Congrats, 42-Year-Old Women: Esquire Now Deems You Attractive

Magazine discovers that women — gasp — improve with age.


Photo | Shutterstock.com

Sofia Vergara, who is now 42. Photo | Shutterstock.com

Did you see? Esquire magazine praised the 42-year-old woman, saying that the age is “not what it used to be.”

“Let’s face it: There used to be something tragic about even the most beautiful forty-two-year-old woman,” the opener reads. “With half her life still ahead of her, she was deemed to be at the end of something — namely, everything society valued in her, other than her success as a mother. If she remained sexual, she was either predatory or desperate; if she remained beautiful, what gave her beauty force was the fact of its fading. And if she remained alone … well, then God help her.”

The issue with 42, assuming there is or ever was one, is a culture that rewards youth and doesn’t have much purpose for a woman who is considered “past her prime” in less enlightened circles.

Surely 42 isn’t what it used to be for either gender, any more than 21 has remained a threshold for adulthood and the expectation that one would be settled down.

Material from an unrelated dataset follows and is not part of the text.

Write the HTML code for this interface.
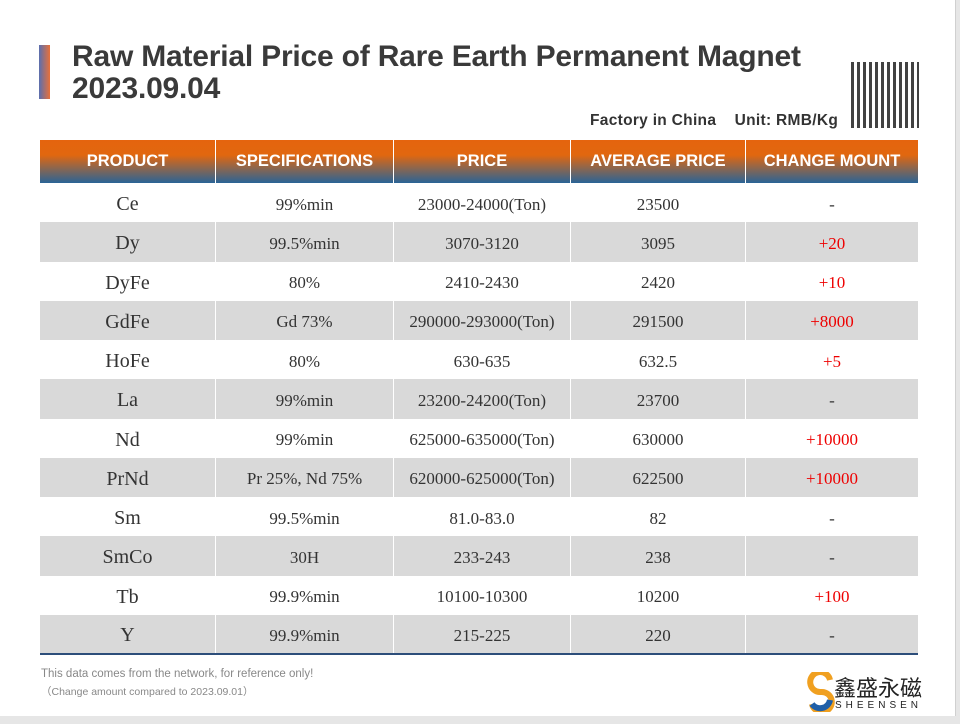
<!DOCTYPE html>
<html><head><meta charset="utf-8"><style>
body{margin:0;width:960px;height:724px;background:#e6e6e6;position:relative;overflow:hidden;font-family:"Liberation Sans",sans-serif}
.card{position:absolute;left:0;top:0;width:955px;height:716px;background:#fff;border-right:1px solid #d0d0d0}
.bar{position:absolute;left:39px;top:45px;width:11px;height:54px;background:linear-gradient(90deg,#5a6fb0,#e8703a)}
.t{position:absolute;left:72px;font-weight:bold;font-size:30px;color:#3a3a3a;letter-spacing:-0.2px}
.unit{position:absolute;left:590px;top:112px;font-size:15.5px;font-weight:bold;color:#333;letter-spacing:0.3px}
.qr{position:absolute;left:851px;top:62px;width:68px;height:66px;background:
repeating-linear-gradient(90deg,#222 0 3px,#fff 3px 6px),#fff;opacity:.85}
table{position:absolute;left:40px;top:140px;border-collapse:collapse;width:878px}
th{height:43px;color:#fff;font-size:16.5px;font-weight:bold;background:linear-gradient(180deg,#e5640e 0%,#e1670f 35%,#2a6496 100%);border-left:1px solid #fff;padding:0}
th:first-child,td:first-child{border-left:none}
td{height:39.25px;padding:4px 0 0 0;box-sizing:border-box;text-align:center;font-family:"Liberation Serif",serif;font-size:17px;color:#333;border-left:1px solid #fff}
td:first-child{font-size:20px}
tr.g td{background:#d9d9d9}
tr:last-child td{border-bottom:2px solid #2d4e7a}
.r{color:#e00}
.foot{position:absolute;left:41px;font-size:11.5px;color:#888}
.logo{position:absolute;left:806px;top:672px}
</style></head><body>
<div class="card"></div>
<div class="bar"></div>
<div class="t" style="top:40px">Raw Material Price of Rare Earth Permanent Magnet</div>
<div class="t" style="top:72px">2023.09.04</div>
<div class="unit">Factory in China &nbsp;&nbsp;&nbsp;Unit: RMB/Kg</div>
<div class="qr"></div>
<table>
<tr><th style="width:175px">PRODUCT</th><th style="width:177px">SPECIFICATIONS</th><th style="width:176px">PRICE</th><th style="width:174px">AVERAGE PRICE</th><th>CHANGE MOUNT</th></tr>
<tr><td>Ce</td><td>99%min</td><td>23000-24000(Ton)</td><td>23500</td><td>-</td></tr>
<tr class="g"><td>Dy</td><td>99.5%min</td><td>3070-3120</td><td>3095</td><td class="r">+20</td></tr>
<tr><td>DyFe</td><td>80%</td><td>2410-2430</td><td>2420</td><td class="r">+10</td></tr>
<tr class="g"><td>GdFe</td><td>Gd 73%</td><td>290000-293000(Ton)</td><td>291500</td><td class="r">+8000</td></tr>
<tr><td>HoFe</td><td>80%</td><td>630-635</td><td>632.5</td><td class="r">+5</td></tr>
<tr class="g"><td>La</td><td>99%min</td><td>23200-24200(Ton)</td><td>23700</td><td>-</td></tr>
<tr><td>Nd</td><td>99%min</td><td>625000-635000(Ton)</td><td>630000</td><td class="r">+10000</td></tr>
<tr class="g"><td>PrNd</td><td>Pr 25%, Nd 75%</td><td>620000-625000(Ton)</td><td>622500</td><td class="r">+10000</td></tr>
<tr><td>Sm</td><td>99.5%min</td><td>81.0-83.0</td><td>82</td><td>-</td></tr>
<tr class="g"><td>SmCo</td><td>30H</td><td>233-243</td><td>238</td><td>-</td></tr>
<tr><td>Tb</td><td>99.9%min</td><td>10100-10300</td><td>10200</td><td class="r">+100</td></tr>
<tr class="g"><td>Y</td><td>99.9%min</td><td>215-225</td><td>220</td><td>-</td></tr>
</table>
<div class="foot" style="top:668px">This data comes from the network, for reference only!</div>
<div class="foot" style="top:684px;font-size:10.5px">（Change amount compared to 2023.09.01）</div>
<div class="logo">
<svg width="30" height="40" style="position:absolute;left:0;top:0"><path d="M24 8 A10 10 0 1 0 15 20 A10 10 0 1 1 6 32" fill="none" stroke="#f0a020" stroke-width="6"/><path d="M6 32 A10 10 0 0 0 24 28" fill="none" stroke="#1f5fa8" stroke-width="6"/></svg>
<div style="position:absolute;left:28px;top:2px;font-family:'Noto Sans CJK SC',sans-serif;font-size:22px;color:#222;white-space:nowrap;line-height:26px">鑫盛永磁</div>
<div style="position:absolute;left:29px;top:28px;font-size:10px;letter-spacing:4px;color:#222">SHEENSEN</div>
</div>
</body></html>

“In a society in which the median age keeps advancing, we have no choice but to keep redefining youth,” Esquire editor at large Tom Junod writes, and I agree. But even in his defense praise of women aged 42, even with his crediting of feminism as what “has made 42-year-old women so desirable,” Junod sings the same old song about women and worth: wow, they’re (still) hot.

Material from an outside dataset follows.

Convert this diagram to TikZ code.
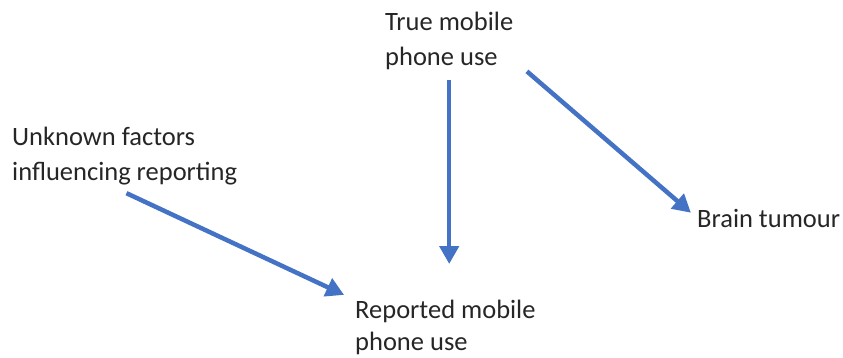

Don’t get me wrong, Hollywood’s leading ladies — because that’s really who Junod focuses on, your Sofia Vergaras, Carla Guginos, and Jennifer Garners — look fantastic, and their immense talents and draw should insure that the industry’s ageism won’t put them out to pasture anytime soon. There could be entirely new copy written up in praise of 47 (Halle Berry and Salma Hayek), or 43 (Nia Long, Regina King). But that just doesn’t seem necessary since we don’t spend too much time assessing whether the likes of George Clooney, 53, Will Smith, 45, Matthew McConaughey, 44, and Jared Leto, 42, “have to work for their advantage.”

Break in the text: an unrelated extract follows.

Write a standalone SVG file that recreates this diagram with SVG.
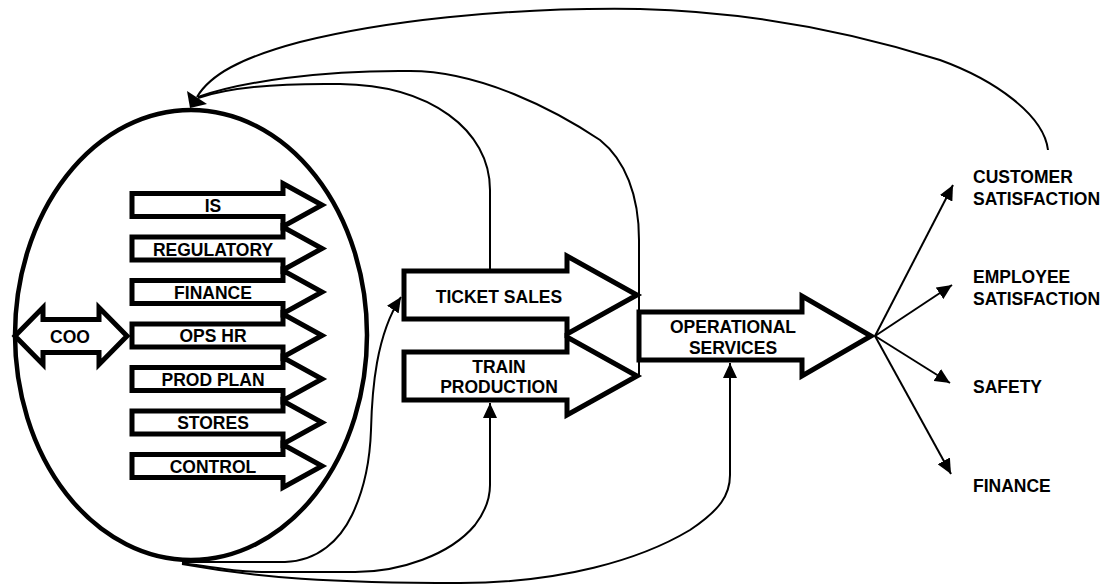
<svg xmlns="http://www.w3.org/2000/svg" width="1109" height="585" viewBox="0 0 1109 585">
<style>
.shape{fill:#fff;stroke:#000;stroke-width:5;stroke-linejoin:miter;stroke-miterlimit:10}
.lbl{font-family:"Liberation Sans",Arial,sans-serif;font-weight:bold;font-size:17.5px;fill:#000;text-anchor:middle}
.lbs{font-family:"Liberation Sans",Arial,sans-serif;font-weight:bold;font-size:17.5px;fill:#000;text-anchor:start}
.conn{fill:none;stroke:#000;stroke-width:2}
</style>
<defs>
<marker id="ah" markerUnits="userSpaceOnUse" markerWidth="16" markerHeight="14" refX="15" refY="7" orient="auto"><path d="M0,0 L15,7 L0,14 Z" fill="#000"/></marker>
<path id="sa" d="M132,-11.5 H283 V-21.5 L322,0 L283,21.5 V11.5 H132 Z"/>
</defs>
<rect width="1109" height="585" fill="#fff"/>

<g id="coo-function">
<ellipse cx="191" cy="335" rx="176" ry="225" fill="none" stroke="#000" stroke-width="4.5"/>
</g>
<g id="coo">
<path class="shape" d="M15,336 L43,307.5 V319.5 H99 V307.5 L127,336 L99,364.5 V352.5 H43 V364.5 Z"/>
<text class="lbl" x="70" y="342.5">COO</text>
</g>
<g id="is"><use href="#sa" class="shape" y="205"/><text class="lbl" x="213" y="211.7">IS</text></g>
<g id="regulatory"><use href="#sa" class="shape" y="248.5"/><text class="lbl" x="213" y="255.5">REGULATORY</text></g>
<g id="finance-dept"><use href="#sa" class="shape" y="292"/><text class="lbl" x="213" y="298.8">FINANCE</text></g>
<g id="ops-hr"><use href="#sa" class="shape" y="335.5"/><text class="lbl" x="213" y="342.3">OPS HR</text></g>
<g id="prod-plan"><use href="#sa" class="shape" y="379"/><text class="lbl" x="213" y="385.8">PROD PLAN</text></g>
<g id="stores"><use href="#sa" class="shape" y="422.5"/><text class="lbl" x="213" y="429.3">STORES</text></g>
<g id="control"><use href="#sa" class="shape" y="466"/><text class="lbl" x="213" y="472.8">CONTROL</text></g>

<g id="ticket-sales">
<path class="shape" d="M404,271 H567 V256 L637,295 L567,334 V319 H404 Z"/>
<text class="lbl" x="499" y="303">TICKET SALES</text>
</g>
<g id="train-production">
<path class="shape" d="M404,352 H567 V337 L637,376 L567,415 V400 H404 Z"/>
<text class="lbl" x="499" y="372.5">TRAIN</text>
<text class="lbl" x="499" y="393">PRODUCTION</text>
</g>
<g id="operational-services">
<path class="shape" d="M639,312 H802 V296 L871,336 L802,376 V360 H639 Z"/>
<text class="lbl" x="733" y="332.5">OPERATIONAL</text>
<text class="lbl" x="733" y="354">SERVICES</text>
</g>

<g id="customer-satisfaction"><text class="lbs" x="973" y="183">CUSTOMER</text><text class="lbs" x="973" y="205">SATISFACTION</text></g>
<g id="employee-satisfaction"><text class="lbs" x="973" y="283">EMPLOYEE</text><text class="lbs" x="973" y="305">SATISFACTION</text></g>
<g id="safety"><text class="lbs" x="973" y="393">SAFETY</text></g>
<g id="finance"><text class="lbs" x="973" y="492">FINANCE</text></g>

<g id="connectors">
<path class="conn" marker-end="url(#ah)" d="M875,336 L953,185"/>
<path class="conn" marker-end="url(#ah)" d="M875,336 L952,285"/>
<path class="conn" marker-end="url(#ah)" d="M875,336 L950,383"/>
<path class="conn" marker-end="url(#ah)" d="M875,336 L951,474"/>
<path class="conn" d="M1048,150 C1044,115 995,80 940,60 C860,35 760,12 640,9 C500,7 380,22 300,42 C240,58 210,75 197,97"/>
<path class="conn" d="M639,376 V240 C639,195 625,160 600,140 C555,110 480,71 410,71 C320,70 240,82 198,97"/>
<path class="conn" d="M490,272 V190 C490,130 430,85 340,84 C270,83 225,89 198,98"/>
<polygon points="190,108 187,91 207,104" fill="#000"/>
<path class="conn" marker-end="url(#ah)" d="M182,562 H285 C318,561 340,540 352,515 C364,490 370,460 371,430 C372,390 376,335 401,297"/>
<path class="conn" marker-end="url(#ah)" d="M182,563 C230,570 240,572 270,572 H355 C400,572 450,555 475,525 C488,508 490,495 490,485 V403"/>
<path class="conn" marker-end="url(#ah)" d="M182,564 C260,578 330,583 460,583 C560,583 640,560 690,530 C720,510 730,495 730,475 V363"/>
</g>
</svg>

An Esquire story on the evolution of women (and men) — the kind who don’t have their own personal glam squad — would be a more interesting one to see.

Would 42 still look as good to the readers without the carefully chosen lighting of a portrait studio and the not-so-subtle retouches of Photoshop? It should. Anybody who’s really paying attention already knows that women have always gotten better with time. Ask the average woman and she’ll tell you that life is better after 30. Her insecurities begin to fall to the wayside. Her career picks up. Her sense of self blossoms and blooms. She gains strength in her character that comes from living with a sense of intention and purpose. Experience makes her smarter. Kinder. Tougher.

A confident woman? There are few things better. She has always been worthy of praise.